• **Exercise goal**: Exact reproduction of the data is required, with images excluded.

• **Raw data**:

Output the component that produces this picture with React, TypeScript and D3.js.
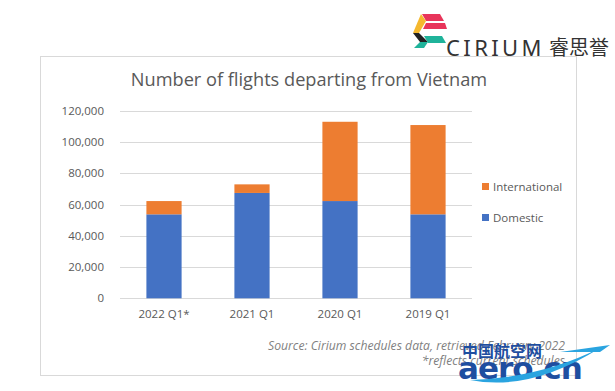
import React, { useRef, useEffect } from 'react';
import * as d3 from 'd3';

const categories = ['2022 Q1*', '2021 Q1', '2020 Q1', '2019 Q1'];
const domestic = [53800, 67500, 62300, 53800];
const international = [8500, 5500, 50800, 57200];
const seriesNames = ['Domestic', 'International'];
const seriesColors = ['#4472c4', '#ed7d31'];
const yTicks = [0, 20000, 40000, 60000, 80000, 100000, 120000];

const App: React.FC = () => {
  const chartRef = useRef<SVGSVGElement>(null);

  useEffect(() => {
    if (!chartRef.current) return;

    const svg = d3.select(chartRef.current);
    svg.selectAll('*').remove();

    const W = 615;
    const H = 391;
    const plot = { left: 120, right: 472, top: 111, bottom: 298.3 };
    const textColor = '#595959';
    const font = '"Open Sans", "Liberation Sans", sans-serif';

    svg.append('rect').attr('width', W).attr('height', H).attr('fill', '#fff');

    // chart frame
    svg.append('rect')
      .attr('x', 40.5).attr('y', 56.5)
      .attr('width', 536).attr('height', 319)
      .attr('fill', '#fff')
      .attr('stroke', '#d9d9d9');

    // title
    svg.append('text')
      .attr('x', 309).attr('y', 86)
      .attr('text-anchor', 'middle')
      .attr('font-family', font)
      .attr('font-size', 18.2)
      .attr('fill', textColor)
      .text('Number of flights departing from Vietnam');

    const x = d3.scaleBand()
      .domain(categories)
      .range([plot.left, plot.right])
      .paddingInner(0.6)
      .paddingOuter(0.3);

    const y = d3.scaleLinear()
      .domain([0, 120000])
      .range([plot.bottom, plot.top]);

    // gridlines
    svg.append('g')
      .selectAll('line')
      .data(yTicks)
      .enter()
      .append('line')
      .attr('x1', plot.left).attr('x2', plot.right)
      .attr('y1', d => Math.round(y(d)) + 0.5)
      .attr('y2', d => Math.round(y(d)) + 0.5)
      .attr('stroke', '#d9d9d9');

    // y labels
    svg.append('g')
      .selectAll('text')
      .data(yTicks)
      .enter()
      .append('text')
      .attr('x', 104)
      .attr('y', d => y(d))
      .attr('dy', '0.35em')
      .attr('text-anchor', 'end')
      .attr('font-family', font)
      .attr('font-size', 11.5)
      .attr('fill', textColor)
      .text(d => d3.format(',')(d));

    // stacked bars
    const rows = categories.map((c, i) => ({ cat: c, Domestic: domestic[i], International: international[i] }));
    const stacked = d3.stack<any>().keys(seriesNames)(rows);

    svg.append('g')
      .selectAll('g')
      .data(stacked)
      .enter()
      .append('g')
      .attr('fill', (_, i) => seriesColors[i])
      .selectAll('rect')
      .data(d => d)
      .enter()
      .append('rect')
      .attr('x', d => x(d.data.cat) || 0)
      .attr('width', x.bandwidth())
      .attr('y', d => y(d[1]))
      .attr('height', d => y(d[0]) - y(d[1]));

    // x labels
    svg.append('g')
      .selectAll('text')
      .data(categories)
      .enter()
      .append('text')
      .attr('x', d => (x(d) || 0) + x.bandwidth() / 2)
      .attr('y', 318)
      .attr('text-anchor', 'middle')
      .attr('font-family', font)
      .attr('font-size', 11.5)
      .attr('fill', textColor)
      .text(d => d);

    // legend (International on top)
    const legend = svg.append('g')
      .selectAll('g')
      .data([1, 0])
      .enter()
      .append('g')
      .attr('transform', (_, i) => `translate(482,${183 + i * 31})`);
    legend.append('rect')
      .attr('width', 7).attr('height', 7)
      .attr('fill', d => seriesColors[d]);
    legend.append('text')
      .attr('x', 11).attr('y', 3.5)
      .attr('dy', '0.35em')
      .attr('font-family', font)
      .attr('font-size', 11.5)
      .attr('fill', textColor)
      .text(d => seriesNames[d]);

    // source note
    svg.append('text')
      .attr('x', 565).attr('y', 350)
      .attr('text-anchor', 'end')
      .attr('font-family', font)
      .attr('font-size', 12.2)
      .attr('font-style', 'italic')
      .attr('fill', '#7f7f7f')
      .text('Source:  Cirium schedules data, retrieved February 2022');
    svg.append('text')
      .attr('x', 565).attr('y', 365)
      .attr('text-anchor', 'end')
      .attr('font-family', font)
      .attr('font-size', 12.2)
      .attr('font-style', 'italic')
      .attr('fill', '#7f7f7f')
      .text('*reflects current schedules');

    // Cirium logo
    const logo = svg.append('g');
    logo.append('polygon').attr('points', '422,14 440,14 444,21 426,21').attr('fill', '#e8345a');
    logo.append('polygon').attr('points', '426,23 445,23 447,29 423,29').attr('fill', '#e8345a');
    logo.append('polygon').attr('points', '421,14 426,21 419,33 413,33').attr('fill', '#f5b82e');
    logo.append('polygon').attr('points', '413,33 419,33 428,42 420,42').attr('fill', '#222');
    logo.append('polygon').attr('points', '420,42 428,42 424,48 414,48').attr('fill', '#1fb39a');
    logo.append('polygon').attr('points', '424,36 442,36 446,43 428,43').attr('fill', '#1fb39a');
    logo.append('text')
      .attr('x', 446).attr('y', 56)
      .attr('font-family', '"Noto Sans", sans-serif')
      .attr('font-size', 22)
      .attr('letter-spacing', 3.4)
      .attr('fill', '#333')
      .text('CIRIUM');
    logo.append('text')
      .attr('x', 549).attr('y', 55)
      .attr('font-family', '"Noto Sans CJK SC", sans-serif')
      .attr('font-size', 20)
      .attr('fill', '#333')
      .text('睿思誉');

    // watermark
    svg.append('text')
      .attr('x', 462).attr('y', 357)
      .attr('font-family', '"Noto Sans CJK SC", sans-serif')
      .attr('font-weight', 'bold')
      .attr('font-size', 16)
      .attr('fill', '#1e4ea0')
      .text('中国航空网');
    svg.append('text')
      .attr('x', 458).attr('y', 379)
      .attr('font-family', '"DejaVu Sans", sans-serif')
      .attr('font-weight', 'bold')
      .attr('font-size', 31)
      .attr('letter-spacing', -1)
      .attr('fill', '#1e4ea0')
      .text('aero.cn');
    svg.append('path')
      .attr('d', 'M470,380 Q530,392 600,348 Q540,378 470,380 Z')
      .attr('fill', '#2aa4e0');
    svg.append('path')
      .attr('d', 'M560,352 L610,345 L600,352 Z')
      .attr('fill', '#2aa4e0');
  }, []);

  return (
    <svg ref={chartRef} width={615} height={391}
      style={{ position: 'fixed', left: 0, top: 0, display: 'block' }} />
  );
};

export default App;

• **Exercise answer**:
Output the component that produces this picture with React, TypeScript and D3.js.
import React, { useRef, useEffect } from 'react';
import * as d3 from 'd3';

const categories = ['2022 Q1*', '2021 Q1', '2020 Q1', '2019 Q1'];
const domestic = [53800, 67500, 62300, 53800];
const international = [8500, 5500, 50800, 57200];
const seriesNames = ['Domestic', 'International'];
const seriesColors = ['#4472c4', '#ed7d31'];
const yTicks = [0, 20000, 40000, 60000, 80000, 100000, 120000];

const App: React.FC = () => {
  const chartRef = useRef<SVGSVGElement>(null);

  useEffect(() => {
    if (!chartRef.current) return;

    const svg = d3.select(chartRef.current);
    svg.selectAll('*').remove();

    const W = 615;
    const H = 391;
    const plot = { left: 120, right: 472, top: 111, bottom: 298.3 };
    const textColor = '#595959';
    const font = '"Open Sans", "Liberation Sans", sans-serif';

    svg.append('rect').attr('width', W).attr('height', H).attr('fill', '#fff');

    // chart frame
    svg.append('rect')
      .attr('x', 40.5).attr('y', 56.5)
      .attr('width', 536).attr('height', 319)
      .attr('fill', '#fff')
      .attr('stroke', '#d9d9d9');

    // title
    svg.append('text')
      .attr('x', 309).attr('y', 86)
      .attr('text-anchor', 'middle')
      .attr('font-family', font)
      .attr('font-size', 18.2)
      .attr('fill', textColor)
      .text('Number of flights departing from Vietnam');

    const x = d3.scaleBand()
      .domain(categories)
      .range([plot.left, plot.right])
      .paddingInner(0.6)
      .paddingOuter(0.3);

    const y = d3.scaleLinear()
      .domain([0, 120000])
      .range([plot.bottom, plot.top]);

    // gridlines
    svg.append('g')
      .selectAll('line')
      .data(yTicks)
      .enter()
      .append('line')
      .attr('x1', plot.left).attr('x2', plot.right)
      .attr('y1', d => Math.round(y(d)) + 0.5)
      .attr('y2', d => Math.round(y(d)) + 0.5)
      .attr('stroke', '#d9d9d9');

    // y labels
    svg.append('g')
      .selectAll('text')
      .data(yTicks)
      .enter()
      .append('text')
      .attr('x', 104)
      .attr('y', d => y(d))
      .attr('dy', '0.35em')
      .attr('text-anchor', 'end')
      .attr('font-family', font)
      .attr('font-size', 11.5)
      .attr('fill', textColor)
      .text(d => d3.format(',')(d));

    // stacked bars
    const rows = categories.map((c, i) => ({ cat: c, Domestic: domestic[i], International: international[i] }));
    const stacked = d3.stack<any>().keys(seriesNames)(rows);

    svg.append('g')
      .selectAll('g')
      .data(stacked)
      .enter()
      .append('g')
      .attr('fill', (_, i) => seriesColors[i])
      .selectAll('rect')
      .data(d => d)
      .enter()
      .append('rect')
      .attr('x', d => x(d.data.cat) || 0)
      .attr('width', x.bandwidth())
      .attr('y', d => y(d[1]))
      .attr('height', d => y(d[0]) - y(d[1]));

    // x labels
    svg.append('g')
      .selectAll('text')
      .data(categories)
      .enter()
      .append('text')
      .attr('x', d => (x(d) || 0) + x.bandwidth() / 2)
      .attr('y', 318)
      .attr('text-anchor', 'middle')
      .attr('font-family', font)
      .attr('font-size', 11.5)
      .attr('fill', textColor)
      .text(d => d);

    // legend (International on top)
    const legend = svg.append('g')
      .selectAll('g')
      .data([1, 0])
      .enter()
      .append('g')
      .attr('transform', (_, i) => `translate(482,${183 + i * 31})`);
    legend.append('rect')
      .attr('width', 7).attr('height', 7)
      .attr('fill', d => seriesColors[d]);
    legend.append('text')
      .attr('x', 11).attr('y', 3.5)
      .attr('dy', '0.35em')
      .attr('font-family', font)
      .attr('font-size', 11.5)
      .attr('fill', textColor)
      .text(d => seriesNames[d]);

    // source note
    svg.append('text')
      .attr('x', 565).attr('y', 350)
      .attr('text-anchor', 'end')
      .attr('font-family', font)
      .attr('font-size', 12.2)
      .attr('font-style', 'italic')
      .attr('fill', '#7f7f7f')
      .text('Source:  Cirium schedules data, retrieved February 2022');
    svg.append('text')
      .attr('x', 565).attr('y', 365)
      .attr('text-anchor', 'end')
      .attr('font-family', font)
      .attr('font-size', 12.2)
      .attr('font-style', 'italic')
      .attr('fill', '#7f7f7f')
      .text('*reflects current schedules');

    // Cirium logo
    const logo = svg.append('g');
    logo.append('polygon').attr('points', '422,14 440,14 444,21 426,21').attr('fill', '#e8345a');
    logo.append('polygon').attr('points', '426,23 445,23 447,29 423,29').attr('fill', '#e8345a');
    logo.append('polygon').attr('points', '421,14 426,21 419,33 413,33').attr('fill', '#f5b82e');
    logo.append('polygon').attr('points', '413,33 419,33 428,42 420,42').attr('fill', '#222');
    logo.append('polygon').attr('points', '420,42 428,42 424,48 414,48').attr('fill', '#1fb39a');
    logo.append('polygon').attr('points', '424,36 442,36 446,43 428,43').attr('fill', '#1fb39a');
    logo.append('text')
      .attr('x', 446).attr('y', 56)
      .attr('font-family', '"Noto Sans", sans-serif')
      .attr('font-size', 22)
      .attr('letter-spacing', 3.4)
      .attr('fill', '#333')
      .text('CIRIUM');
    logo.append('text')
      .attr('x', 549).attr('y', 55)
      .attr('font-family', '"Noto Sans CJK SC", sans-serif')
      .attr('font-size', 20)
      .attr('fill', '#333')
      .text('睿思誉');

    // watermark
    svg.append('text')
      .attr('x', 462).attr('y', 357)
      .attr('font-family', '"Noto Sans CJK SC", sans-serif')
      .attr('font-weight', 'bold')
      .attr('font-size', 16)
      .attr('fill', '#1e4ea0')
      .text('中国航空网');
    svg.append('text')
      .attr('x', 458).attr('y', 379)
      .attr('font-family', '"DejaVu Sans", sans-serif')
      .attr('font-weight', 'bold')
      .attr('font-size', 31)
      .attr('letter-spacing', -1)
      .attr('fill', '#1e4ea0')
      .text('aero.cn');
    svg.append('path')
      .attr('d', 'M470,380 Q530,392 600,348 Q540,378 470,380 Z')
      .attr('fill', '#2aa4e0');
    svg.append('path')
      .attr('d', 'M560,352 L610,345 L600,352 Z')
      .attr('fill', '#2aa4e0');
  }, []);

  return (
    <svg ref={chartRef} width={615} height={391}
      style={{ position: 'fixed', left: 0, top: 0, display: 'block' }} />
  );
};

export default App;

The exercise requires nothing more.